Wednesday, November 26, 2008

Barry Ritholtz Figures Out What the Bailouts Cost More Than

This is quite a list. He utilizes a respectable inflation gauge, so this isn't completely silly. For a sense of perspective, NASA, The Louisana Purchase, The New Deal, and the Vietnam War make the list. Oh right, I forgot to mention, this is a sum total list. NASA, The Louisiana Purchase, The New Deal, the Vietnam War, the Marshall Plan, and others, COMBINED cost less than the bailout. Yay? I hope we're getting something really good for all of this.


  1. Interesting comparison. Q: What was the percentage of contemporary US GDP of each expenditure (Louisiana Purchase, Vietnam, Bailout)? I suspect the Bailout percentage is lower than the others, which in turn makes these comparisons less apt.

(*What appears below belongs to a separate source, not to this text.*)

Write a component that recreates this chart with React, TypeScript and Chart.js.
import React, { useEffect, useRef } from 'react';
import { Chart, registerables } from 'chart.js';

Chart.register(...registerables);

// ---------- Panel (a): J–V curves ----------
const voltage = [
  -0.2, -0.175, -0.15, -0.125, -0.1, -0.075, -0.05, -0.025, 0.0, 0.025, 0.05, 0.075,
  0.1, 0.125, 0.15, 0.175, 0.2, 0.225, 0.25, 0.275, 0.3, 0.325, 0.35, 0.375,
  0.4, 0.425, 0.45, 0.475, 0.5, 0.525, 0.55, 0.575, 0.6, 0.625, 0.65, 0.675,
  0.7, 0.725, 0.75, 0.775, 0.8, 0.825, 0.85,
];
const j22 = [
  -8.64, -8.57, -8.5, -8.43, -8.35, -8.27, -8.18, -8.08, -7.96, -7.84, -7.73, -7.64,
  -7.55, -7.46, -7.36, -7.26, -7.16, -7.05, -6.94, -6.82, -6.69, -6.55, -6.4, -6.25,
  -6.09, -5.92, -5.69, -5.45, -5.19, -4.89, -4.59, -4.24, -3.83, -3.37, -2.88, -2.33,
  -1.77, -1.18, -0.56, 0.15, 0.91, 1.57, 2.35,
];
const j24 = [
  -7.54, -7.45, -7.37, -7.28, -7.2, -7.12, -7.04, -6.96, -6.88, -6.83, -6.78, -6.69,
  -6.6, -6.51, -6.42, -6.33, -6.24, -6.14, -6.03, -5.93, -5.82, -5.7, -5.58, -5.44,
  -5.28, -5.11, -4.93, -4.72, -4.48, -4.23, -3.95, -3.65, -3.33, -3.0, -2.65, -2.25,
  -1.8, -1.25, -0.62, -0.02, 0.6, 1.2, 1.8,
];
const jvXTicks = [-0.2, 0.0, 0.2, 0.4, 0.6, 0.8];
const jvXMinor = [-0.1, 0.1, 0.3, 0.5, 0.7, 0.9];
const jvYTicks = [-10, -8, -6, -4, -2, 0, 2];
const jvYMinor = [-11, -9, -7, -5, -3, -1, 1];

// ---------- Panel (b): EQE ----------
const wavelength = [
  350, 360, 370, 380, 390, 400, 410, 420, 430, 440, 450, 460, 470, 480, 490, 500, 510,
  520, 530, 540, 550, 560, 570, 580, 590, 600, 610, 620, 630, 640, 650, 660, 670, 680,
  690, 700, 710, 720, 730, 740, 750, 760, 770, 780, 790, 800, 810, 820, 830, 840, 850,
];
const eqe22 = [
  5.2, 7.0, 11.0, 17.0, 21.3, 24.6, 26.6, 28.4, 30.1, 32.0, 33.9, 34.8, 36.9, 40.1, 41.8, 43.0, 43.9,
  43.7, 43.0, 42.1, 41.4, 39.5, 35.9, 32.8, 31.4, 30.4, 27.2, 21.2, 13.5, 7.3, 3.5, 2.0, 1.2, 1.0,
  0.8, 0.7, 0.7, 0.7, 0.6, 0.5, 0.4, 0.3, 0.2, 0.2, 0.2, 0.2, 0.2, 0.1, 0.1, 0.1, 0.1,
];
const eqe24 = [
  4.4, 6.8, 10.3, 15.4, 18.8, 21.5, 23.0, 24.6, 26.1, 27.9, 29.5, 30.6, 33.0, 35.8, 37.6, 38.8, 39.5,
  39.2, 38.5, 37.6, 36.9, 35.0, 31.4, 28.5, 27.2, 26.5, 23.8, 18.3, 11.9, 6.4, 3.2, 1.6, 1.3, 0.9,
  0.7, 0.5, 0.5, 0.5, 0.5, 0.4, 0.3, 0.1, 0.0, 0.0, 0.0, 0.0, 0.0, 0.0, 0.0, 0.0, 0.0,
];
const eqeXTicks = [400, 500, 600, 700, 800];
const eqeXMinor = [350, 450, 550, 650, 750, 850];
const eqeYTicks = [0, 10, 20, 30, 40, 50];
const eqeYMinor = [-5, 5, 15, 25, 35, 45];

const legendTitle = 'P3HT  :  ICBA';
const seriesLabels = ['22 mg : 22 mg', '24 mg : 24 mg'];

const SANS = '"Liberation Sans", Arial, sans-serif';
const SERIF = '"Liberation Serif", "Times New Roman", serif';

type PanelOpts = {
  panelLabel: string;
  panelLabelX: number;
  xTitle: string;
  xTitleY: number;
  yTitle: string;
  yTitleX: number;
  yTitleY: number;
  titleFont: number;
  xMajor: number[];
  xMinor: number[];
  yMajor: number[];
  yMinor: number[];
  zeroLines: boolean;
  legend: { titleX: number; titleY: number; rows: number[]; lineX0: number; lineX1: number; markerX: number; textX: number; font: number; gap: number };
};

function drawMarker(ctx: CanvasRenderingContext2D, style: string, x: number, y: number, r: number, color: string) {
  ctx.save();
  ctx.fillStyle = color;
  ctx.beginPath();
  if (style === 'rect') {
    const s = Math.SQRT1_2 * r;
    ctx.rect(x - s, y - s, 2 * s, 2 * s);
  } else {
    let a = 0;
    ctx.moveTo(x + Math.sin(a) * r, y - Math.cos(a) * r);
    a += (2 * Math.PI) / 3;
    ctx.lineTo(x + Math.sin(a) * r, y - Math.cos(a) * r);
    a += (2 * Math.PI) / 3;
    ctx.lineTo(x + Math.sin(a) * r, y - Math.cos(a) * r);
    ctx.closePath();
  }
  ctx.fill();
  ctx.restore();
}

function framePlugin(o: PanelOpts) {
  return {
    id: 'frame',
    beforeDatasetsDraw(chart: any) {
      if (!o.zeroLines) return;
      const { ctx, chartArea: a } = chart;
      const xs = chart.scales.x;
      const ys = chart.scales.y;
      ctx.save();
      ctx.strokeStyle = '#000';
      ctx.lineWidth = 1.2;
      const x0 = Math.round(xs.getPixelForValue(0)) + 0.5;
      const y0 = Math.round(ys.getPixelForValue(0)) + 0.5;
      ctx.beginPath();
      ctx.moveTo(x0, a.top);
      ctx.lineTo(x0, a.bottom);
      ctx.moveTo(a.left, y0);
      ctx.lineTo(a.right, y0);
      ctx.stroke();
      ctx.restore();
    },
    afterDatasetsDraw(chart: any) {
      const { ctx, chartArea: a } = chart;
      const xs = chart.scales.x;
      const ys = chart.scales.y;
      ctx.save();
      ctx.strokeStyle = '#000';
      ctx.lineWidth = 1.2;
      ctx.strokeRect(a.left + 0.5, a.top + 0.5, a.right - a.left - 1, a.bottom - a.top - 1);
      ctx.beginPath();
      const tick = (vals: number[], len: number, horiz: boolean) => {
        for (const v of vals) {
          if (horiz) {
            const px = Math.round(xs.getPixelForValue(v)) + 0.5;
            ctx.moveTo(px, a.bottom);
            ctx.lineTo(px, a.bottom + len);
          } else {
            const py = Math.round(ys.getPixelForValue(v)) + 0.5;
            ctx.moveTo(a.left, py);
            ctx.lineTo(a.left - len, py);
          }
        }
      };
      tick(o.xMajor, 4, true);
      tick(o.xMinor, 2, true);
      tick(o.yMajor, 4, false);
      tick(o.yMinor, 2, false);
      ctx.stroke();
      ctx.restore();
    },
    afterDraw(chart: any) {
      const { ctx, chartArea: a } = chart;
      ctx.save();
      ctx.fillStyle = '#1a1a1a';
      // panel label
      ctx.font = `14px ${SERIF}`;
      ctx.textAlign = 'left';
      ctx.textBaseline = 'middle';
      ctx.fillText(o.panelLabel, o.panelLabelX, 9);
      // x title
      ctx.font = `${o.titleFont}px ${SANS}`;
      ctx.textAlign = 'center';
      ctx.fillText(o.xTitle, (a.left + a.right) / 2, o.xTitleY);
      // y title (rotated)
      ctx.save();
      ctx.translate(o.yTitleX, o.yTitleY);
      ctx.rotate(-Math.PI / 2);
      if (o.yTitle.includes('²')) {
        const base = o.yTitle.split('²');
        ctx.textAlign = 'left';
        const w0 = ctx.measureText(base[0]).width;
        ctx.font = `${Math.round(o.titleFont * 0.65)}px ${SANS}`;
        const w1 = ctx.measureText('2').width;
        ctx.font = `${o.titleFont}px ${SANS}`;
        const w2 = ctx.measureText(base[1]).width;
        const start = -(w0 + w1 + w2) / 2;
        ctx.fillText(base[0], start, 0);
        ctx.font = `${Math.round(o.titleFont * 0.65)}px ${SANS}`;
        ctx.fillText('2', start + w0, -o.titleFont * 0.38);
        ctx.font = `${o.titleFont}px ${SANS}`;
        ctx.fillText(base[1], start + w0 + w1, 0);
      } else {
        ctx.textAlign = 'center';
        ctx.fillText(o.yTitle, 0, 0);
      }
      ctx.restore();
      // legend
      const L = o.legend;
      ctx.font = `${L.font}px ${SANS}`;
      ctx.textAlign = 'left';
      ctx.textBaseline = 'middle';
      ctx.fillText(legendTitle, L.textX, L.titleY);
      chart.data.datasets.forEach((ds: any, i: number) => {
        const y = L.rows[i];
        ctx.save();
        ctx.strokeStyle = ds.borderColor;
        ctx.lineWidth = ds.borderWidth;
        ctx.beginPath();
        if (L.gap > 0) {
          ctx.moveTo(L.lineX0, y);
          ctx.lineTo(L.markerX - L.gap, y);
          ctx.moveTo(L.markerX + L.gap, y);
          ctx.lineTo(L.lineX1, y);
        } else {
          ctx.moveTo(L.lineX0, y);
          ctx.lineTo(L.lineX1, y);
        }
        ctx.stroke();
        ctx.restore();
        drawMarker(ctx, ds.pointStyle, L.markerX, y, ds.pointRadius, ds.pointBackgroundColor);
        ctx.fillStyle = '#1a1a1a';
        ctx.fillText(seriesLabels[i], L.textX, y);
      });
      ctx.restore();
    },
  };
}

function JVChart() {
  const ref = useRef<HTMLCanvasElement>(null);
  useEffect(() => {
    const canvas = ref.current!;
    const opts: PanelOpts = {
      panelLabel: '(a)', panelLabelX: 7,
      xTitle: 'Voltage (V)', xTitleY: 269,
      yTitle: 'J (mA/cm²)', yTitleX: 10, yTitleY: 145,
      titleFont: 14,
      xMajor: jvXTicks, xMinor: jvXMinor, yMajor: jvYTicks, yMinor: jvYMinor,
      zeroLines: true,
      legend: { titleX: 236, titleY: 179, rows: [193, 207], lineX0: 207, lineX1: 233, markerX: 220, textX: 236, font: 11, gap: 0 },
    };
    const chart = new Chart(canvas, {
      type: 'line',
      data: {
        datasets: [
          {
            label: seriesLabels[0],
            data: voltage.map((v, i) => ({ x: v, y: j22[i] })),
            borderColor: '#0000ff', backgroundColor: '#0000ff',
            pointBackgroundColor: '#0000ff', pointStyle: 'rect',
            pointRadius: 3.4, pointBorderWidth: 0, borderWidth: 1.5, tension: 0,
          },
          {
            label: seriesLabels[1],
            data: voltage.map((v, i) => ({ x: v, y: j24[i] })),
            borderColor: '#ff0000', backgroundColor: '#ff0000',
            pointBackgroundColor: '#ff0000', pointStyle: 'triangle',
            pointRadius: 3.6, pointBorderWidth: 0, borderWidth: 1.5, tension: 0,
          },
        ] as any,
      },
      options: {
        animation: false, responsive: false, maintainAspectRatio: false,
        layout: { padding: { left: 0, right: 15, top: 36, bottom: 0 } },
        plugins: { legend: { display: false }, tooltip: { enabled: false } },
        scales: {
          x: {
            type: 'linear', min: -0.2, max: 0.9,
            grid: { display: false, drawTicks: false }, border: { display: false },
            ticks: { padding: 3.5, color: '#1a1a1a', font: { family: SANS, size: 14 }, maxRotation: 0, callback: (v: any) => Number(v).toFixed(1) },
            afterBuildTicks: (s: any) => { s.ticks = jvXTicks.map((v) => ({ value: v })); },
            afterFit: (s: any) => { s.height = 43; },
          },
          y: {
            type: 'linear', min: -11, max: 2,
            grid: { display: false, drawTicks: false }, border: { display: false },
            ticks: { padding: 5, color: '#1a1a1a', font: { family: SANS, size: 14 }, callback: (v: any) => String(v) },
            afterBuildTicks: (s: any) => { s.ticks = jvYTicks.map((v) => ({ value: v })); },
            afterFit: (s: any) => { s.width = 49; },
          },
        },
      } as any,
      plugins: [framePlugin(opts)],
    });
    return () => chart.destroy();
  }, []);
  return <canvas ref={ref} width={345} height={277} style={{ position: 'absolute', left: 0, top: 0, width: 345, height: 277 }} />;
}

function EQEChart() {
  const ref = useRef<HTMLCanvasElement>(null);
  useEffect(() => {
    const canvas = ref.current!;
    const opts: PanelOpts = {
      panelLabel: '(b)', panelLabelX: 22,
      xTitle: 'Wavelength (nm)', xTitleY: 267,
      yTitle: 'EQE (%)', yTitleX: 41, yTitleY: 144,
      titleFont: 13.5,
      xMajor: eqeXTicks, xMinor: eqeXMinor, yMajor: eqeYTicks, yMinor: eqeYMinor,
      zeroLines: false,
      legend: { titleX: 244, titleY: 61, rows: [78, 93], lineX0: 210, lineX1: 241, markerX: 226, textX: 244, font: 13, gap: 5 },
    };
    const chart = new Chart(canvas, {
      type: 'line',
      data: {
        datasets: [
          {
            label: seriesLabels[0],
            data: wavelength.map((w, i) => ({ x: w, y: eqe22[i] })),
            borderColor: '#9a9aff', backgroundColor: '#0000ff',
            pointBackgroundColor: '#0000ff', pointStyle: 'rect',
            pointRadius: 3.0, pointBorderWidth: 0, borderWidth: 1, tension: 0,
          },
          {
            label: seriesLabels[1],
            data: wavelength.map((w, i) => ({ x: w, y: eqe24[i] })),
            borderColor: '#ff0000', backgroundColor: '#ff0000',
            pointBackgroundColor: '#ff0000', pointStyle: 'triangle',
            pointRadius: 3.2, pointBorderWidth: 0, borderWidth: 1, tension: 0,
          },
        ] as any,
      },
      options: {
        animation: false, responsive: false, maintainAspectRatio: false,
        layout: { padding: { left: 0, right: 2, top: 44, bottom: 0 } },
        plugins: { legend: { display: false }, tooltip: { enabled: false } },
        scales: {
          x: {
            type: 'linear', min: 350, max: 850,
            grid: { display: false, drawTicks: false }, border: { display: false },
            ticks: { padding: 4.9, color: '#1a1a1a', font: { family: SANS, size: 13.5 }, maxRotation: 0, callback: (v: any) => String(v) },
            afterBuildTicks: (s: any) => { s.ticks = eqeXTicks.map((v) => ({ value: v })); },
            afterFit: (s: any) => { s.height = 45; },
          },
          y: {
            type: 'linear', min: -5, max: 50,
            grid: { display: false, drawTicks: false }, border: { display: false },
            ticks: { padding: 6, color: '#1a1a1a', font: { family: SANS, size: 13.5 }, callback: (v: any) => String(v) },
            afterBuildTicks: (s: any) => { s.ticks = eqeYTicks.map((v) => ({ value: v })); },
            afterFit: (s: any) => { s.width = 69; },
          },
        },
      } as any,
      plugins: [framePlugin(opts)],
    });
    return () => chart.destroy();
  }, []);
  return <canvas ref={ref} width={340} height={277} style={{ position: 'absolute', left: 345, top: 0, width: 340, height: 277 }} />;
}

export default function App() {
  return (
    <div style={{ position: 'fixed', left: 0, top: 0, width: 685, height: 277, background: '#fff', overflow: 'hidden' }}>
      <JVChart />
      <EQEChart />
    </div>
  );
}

    If anyone doubts the importance of these stimulus efforts, I have a story to tell:
    The price of recycled copper has fallen several fold over the last two months. I know this because my brother, an elevator mechanic, was complaining that he did not get much money from his retrofitting scrap.
    Imagine a man who, for several years, had been making a living by breaking into old warehouses and stealing copper. With copper prices down, this man turns to more violent crimes.
    The next Congress and Executive might get jobs for construction workers and laid-off bank secretaries, but this man will not be helped. The irony of a command economy is that cannot help the poor, only the middle class. Gardeners, day laborers, car mechanics and waiters make money only when individuals are willing to pay them for services. The government can command Detroit not to lay-off workers but it cannot command anyone to spend money on services or dictate the price of copper.
    The government needs to stimulate the economy and yet a government led economy is traditionally stagnant. If correct, this is a paradox for which I do not know a solution. I do know that when I am robbed by this retired copper-recycler, I will long for the days of inflation and expensive gas.

  2. At $4.6 Trillion the bailout is now at roughly 33% of last year's GDP. For comparison the inflation adjusted $3.6 Trillion for 1944 defense spending (including war on two fronts, Manhattan Project, etc.) was 38% of GDP.

  3. 2 things ....

    I was listnening to NPR and they were pushing the bloomber number (neatly rounded) of 8 trillion.

    "Bloomberg calculates the total amount the taxpayer is on the hook for is $7.76 trillion, or $24,000 for every man woman and child in the country. (Data breakdown is here)"

    Secondly, as Ritholtz points out they are using CPI as the measure of inflation. Do you really find Hedonic price calculations to be fair tools in the calculation of CPI? Not that the inadequacy of CPI numbers being understated make the situation any less worse, it just further shows how as a whole we're being jerked around (not off) by the the captains at the helm.